# TASK REQUIREMENTS:
From the listing, collect all lines containing the word "this".

Records with drawing code
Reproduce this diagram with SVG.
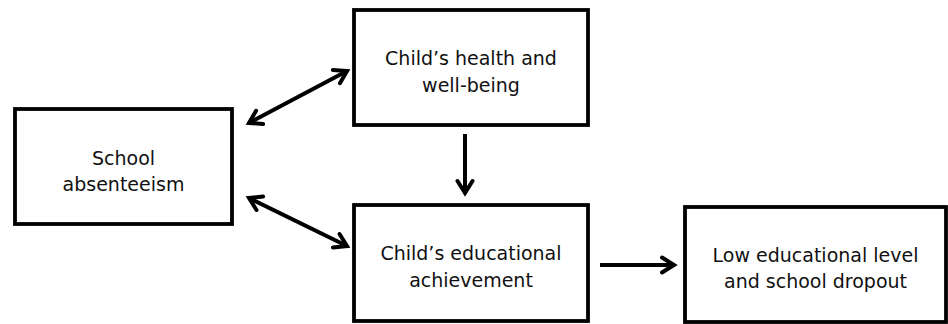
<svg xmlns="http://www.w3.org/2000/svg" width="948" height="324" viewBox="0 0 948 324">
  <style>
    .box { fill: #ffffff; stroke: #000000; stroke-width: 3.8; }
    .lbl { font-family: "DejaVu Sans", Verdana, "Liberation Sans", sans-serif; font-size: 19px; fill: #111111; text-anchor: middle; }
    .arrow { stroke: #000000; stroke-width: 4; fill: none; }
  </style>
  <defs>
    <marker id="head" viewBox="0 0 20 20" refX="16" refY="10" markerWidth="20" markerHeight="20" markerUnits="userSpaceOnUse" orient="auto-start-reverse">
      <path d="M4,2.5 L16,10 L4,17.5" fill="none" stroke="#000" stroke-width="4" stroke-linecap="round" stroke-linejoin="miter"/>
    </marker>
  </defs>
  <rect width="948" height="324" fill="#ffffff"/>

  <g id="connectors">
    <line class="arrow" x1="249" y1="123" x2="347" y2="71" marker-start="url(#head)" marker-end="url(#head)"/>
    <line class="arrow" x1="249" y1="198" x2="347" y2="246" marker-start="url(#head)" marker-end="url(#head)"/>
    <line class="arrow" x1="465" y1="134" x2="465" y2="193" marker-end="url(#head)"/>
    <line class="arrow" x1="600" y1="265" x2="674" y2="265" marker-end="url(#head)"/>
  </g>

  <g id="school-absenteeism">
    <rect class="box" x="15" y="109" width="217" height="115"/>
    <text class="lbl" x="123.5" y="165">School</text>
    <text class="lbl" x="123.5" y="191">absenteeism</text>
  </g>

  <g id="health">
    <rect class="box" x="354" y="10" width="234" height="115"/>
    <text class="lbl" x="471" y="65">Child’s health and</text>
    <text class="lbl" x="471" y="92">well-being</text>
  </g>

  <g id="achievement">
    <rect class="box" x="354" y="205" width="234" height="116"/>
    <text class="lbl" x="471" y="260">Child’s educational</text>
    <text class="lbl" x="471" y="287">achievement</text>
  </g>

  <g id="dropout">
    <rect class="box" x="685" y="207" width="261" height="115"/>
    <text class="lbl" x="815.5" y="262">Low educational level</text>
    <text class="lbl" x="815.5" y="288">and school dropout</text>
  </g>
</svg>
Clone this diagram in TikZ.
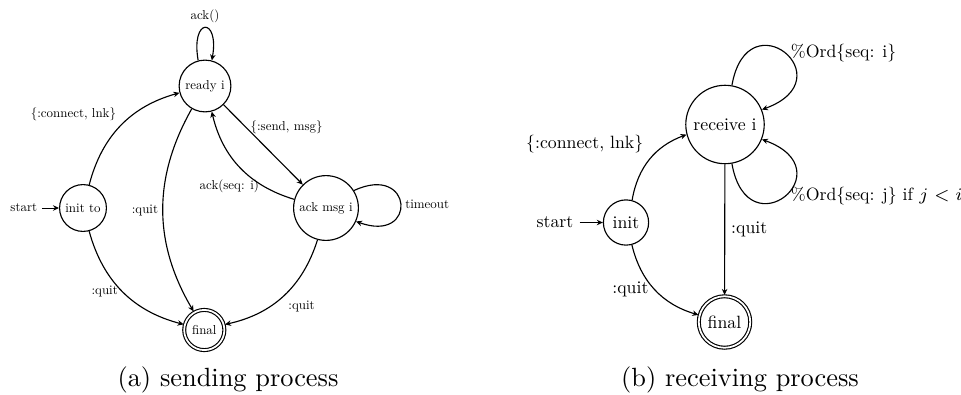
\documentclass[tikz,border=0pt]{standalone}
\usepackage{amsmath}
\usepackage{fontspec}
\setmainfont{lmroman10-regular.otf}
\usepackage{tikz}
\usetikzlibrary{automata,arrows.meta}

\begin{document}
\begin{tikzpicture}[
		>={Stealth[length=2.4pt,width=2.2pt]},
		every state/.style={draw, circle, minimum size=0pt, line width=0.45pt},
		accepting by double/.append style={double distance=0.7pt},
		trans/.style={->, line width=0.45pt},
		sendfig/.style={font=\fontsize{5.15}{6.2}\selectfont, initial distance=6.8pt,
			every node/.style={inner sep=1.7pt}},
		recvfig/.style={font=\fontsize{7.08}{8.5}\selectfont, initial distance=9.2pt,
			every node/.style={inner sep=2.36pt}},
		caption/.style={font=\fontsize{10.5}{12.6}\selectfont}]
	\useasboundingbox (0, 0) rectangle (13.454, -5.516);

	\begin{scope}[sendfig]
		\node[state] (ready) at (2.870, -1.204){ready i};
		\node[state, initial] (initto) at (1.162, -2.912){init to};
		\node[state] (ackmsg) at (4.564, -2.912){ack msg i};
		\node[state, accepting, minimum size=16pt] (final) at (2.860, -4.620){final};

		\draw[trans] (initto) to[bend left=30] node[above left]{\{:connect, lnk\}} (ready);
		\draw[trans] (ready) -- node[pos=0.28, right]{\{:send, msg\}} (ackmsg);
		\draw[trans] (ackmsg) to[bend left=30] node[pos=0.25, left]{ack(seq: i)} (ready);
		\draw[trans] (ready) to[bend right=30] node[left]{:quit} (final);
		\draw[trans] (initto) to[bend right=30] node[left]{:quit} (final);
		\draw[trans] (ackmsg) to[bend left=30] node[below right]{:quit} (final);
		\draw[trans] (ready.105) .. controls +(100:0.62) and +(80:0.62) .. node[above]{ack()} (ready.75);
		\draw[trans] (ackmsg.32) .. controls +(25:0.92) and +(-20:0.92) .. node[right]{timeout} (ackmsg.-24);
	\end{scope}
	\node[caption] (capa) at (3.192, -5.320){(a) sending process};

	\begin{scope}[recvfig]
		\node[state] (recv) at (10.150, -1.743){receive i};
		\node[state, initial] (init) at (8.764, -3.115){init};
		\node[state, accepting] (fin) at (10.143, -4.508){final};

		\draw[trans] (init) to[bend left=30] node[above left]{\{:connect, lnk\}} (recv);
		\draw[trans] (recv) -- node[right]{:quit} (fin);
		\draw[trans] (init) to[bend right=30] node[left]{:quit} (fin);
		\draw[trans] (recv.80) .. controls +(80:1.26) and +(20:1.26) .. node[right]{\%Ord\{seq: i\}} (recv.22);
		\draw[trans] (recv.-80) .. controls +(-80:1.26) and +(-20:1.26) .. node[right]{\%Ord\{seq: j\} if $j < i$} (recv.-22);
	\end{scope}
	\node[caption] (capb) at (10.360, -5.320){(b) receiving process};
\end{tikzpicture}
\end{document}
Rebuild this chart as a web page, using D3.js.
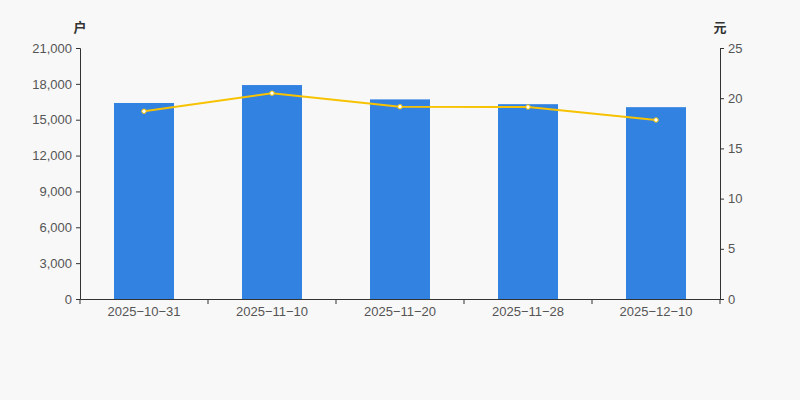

# FINISHED EXERCISE:
Reproduce this diagram with SVG.
Clone this diagram in TikZ.
Rebuild this chart as a web page, using D3.js.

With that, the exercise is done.